1) We stop giving the world’s cash to some of the most oppressive
regimes with the worst human rights records (where few of us would
want to live). 2) Fossil-based fuels are predicted to run out
within 30-40 years at the current rate of consumption – faster
if we drink more. Quite simply, we have to find alternative energy.
3) Clean and green: wind, solar and geothermal energy are cleaner
and more sustainable for our world’s current climate crisis.
According
to the Energy Watch Group, in a 100+ white paper released in October
2007, "By 2020, and even more by 2030, global oil supply
will be dramatically lower. This will create a supply gap which
can hardly be closed by growing contributions from other fossil,
nuclear or alternative energy sources."
It’s not just
the right thing to do. Those who finance the solving of this problem
will profit just as surely as Rockefeller profited from Standard
Oil when people were tired of riding horses from New York to California.
Invest in what people want to or need to do tomorrow, and have
the vision to make it easy and affordable, and you, too, can and
will become rich.
- Invest
in and partner with the transportation business of tomorrow.
Rockefeller’s
competitive edge, in addition to monopoly and buying up the competition,
was in the railroad system. Rockefeller could afford to ship oil
where needed for such a low price that most of the competition
couldn’t compete. Their costs were significantly higher than his,
partially due to the volume he was shipping, as well as the Joint
Venture deals Rockefeller struck with the railroad operators.
How does this
affect today’s marketplace? You don’t want to haul your things
around on horseback, or schlep your widgets in Hummers that get
two miles to the gallon. There is always a new, better technological
innovation just around the corner.
General Motors
(market value $3.7 billion) and Ford Motor Company (market value
$5.2 billion) together -- yes combined -- make up less
than one-tenth of the value of Toyota Motors (market value: $115
billion). The Toyota Prius won Motor Trend’s Car of the Year in
2004, when I first warned my readers to avoid GM and Ford. Ford
and GM were too late in moving to hybrids and continued to overinvest
in Hummers and SUVs even when Toyota was winning awards with their
fuel-efficient vehicles.
Invest in
fuel-efficient transportation methods, whether that investment
is in the car you drive, the car manufacturer that you own stock
in, the all-electric city fleet of utility trucks and buses or
shipping methods for your business. Understand that the price
of fuel does make local manufacturing more attractive than shipping
those jobs overseas. Stay current with your transportation costs
and habits and you’ll have a competitive edge in business and
in life. Rogue Status started a trend of bike-riding in Venice,
California and now college kids across the city are biking to
work and school to save money on transportation costs. Smart!
- Preserve
your wealth.
All of the
foundations that Rockefeller set up were great ways to preserve
his wealth. Through his foundations, Rockefeller was assured of
many tax advantages, political advantages (prestige/power), professional
advantages (ability to cultivate and hire the best/brightest minds)

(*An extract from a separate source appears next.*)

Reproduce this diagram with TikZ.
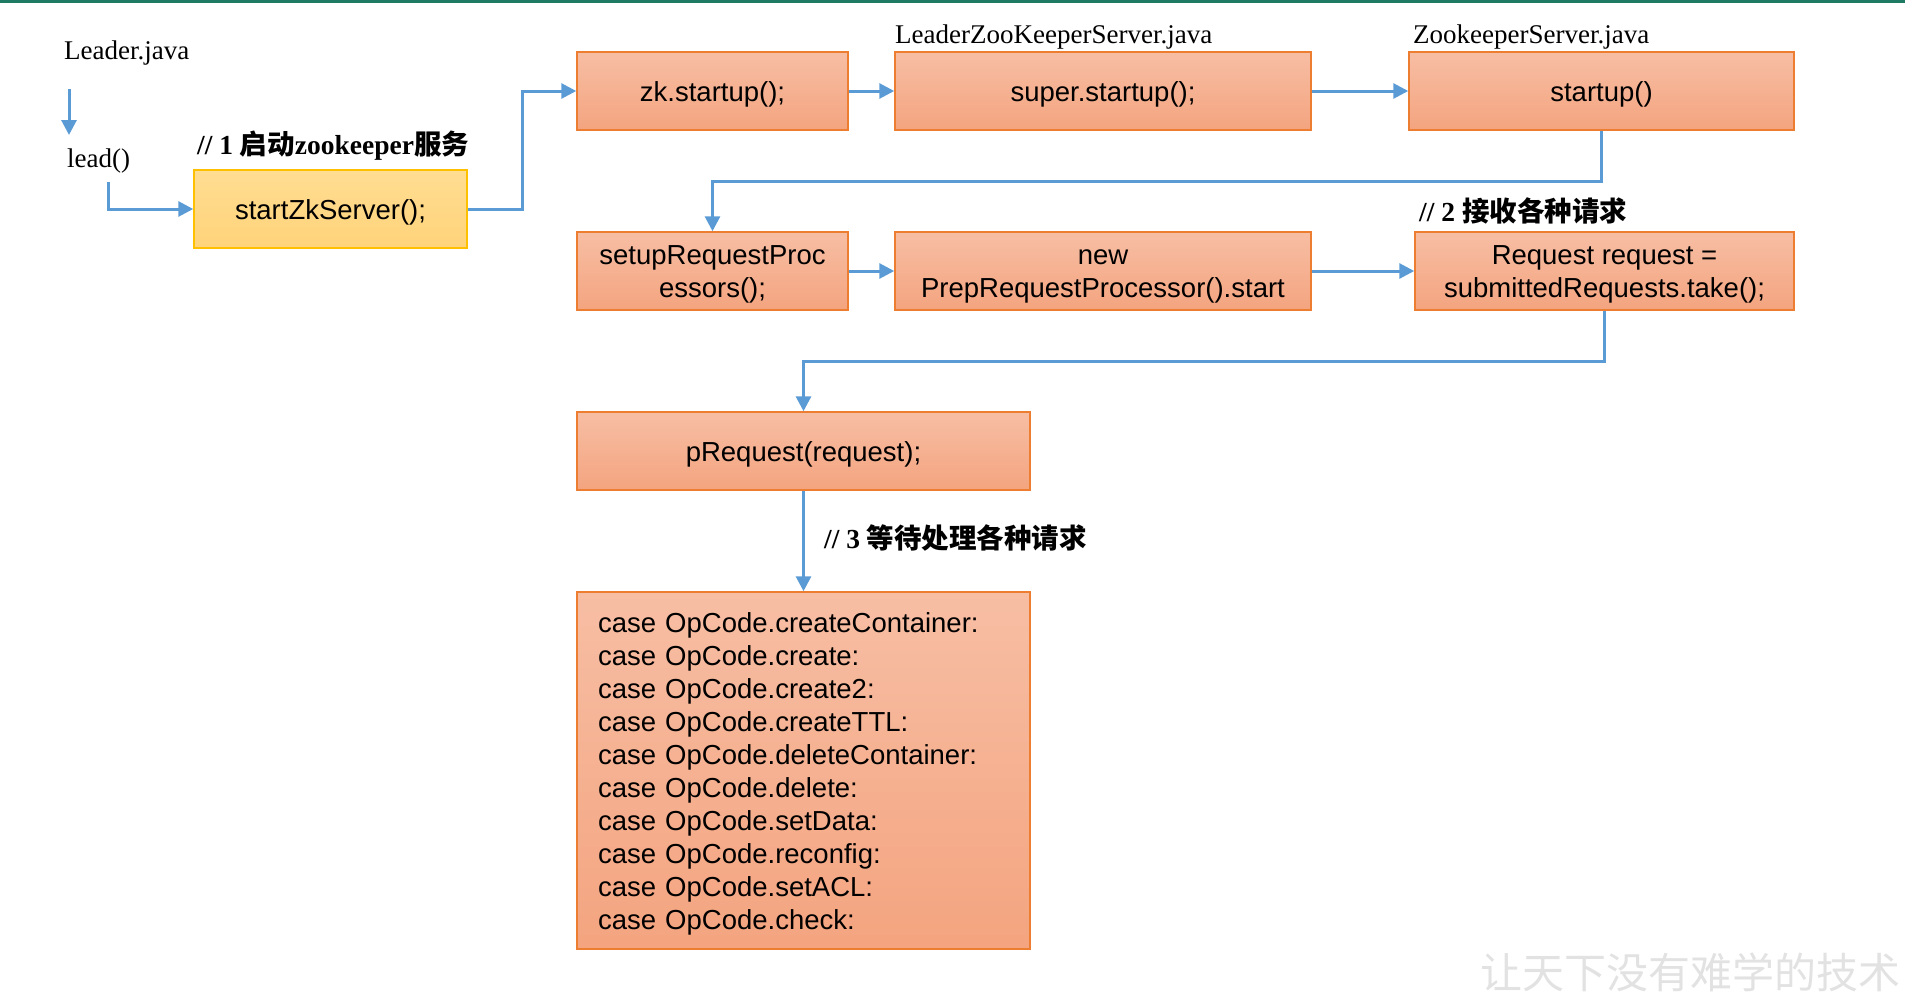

and social advantages (everyone loves him, plus his galas were
world-class, with royalty in attendance).
You preserve
your wealth by:
1. Always
keeping a percent equal to your age safe, i.e., not invested
in any kind of equity AT ALL – not individual stocks, ETFs or
mutual funds. This "safer" money can be allocated to
assets such as bonds, Treasury bills, certificates of deposits
(FDIC insured), money markets (FDIC insured), etc. (Consider your
home to be an illiquid asset – great for living in and increasing
your personal net worth, but not very easy to liquidate or rely
on for income in your later years, as bonds, T-Bills, CDs and
money markets are.) And yes, money markets and bonds are the lesser
preferred today, returning a much lower yield than T-Bills and
CDs.
2. Diversify
the remaining nest egg into at least eight to ten different
ETFs, based upon size, style and industry. Again, most mutual
funds are too broad-based, which is why targeted ETFs allow for
better diversification. Read the article, “Resurrect
Your Nest Egg,” in this November 2008 ezine for more details.
3. Tax-Protection.
Ask your broker for every tax-protected account that you qualify
for. When you do your stock trading in a tax-qualified 401 (k),
IRA, health savings account and/or college fund, you are making
an additional 15-38% because you are not taxed on capital gains
or dividends!
Read the article
"Bill
and Nilo’s Very Healthy Nest Egg" for more information,
including a pie chart on what proper asset allocation and industry
diversification looks like. This article is located in the NataliePace.com
archived ezine, October 2008, vol. 5, issue 10. Also, be sure
to read "Resurrecting
Your Nest Egg," in the November 2008 ezine!
4. Protect
your personal assets and legacy.
Ever wonder how O.J. Simpson could keep playing golf and living
it up when he had a $30+ million unpaid judgment against him from
the Ron Goldman Family? (Before a Las Vegas jury put him behind
bars in September 2008.) Certain personal assets, like pension
plans and retirement accounts, cannot be levied by debt collectors.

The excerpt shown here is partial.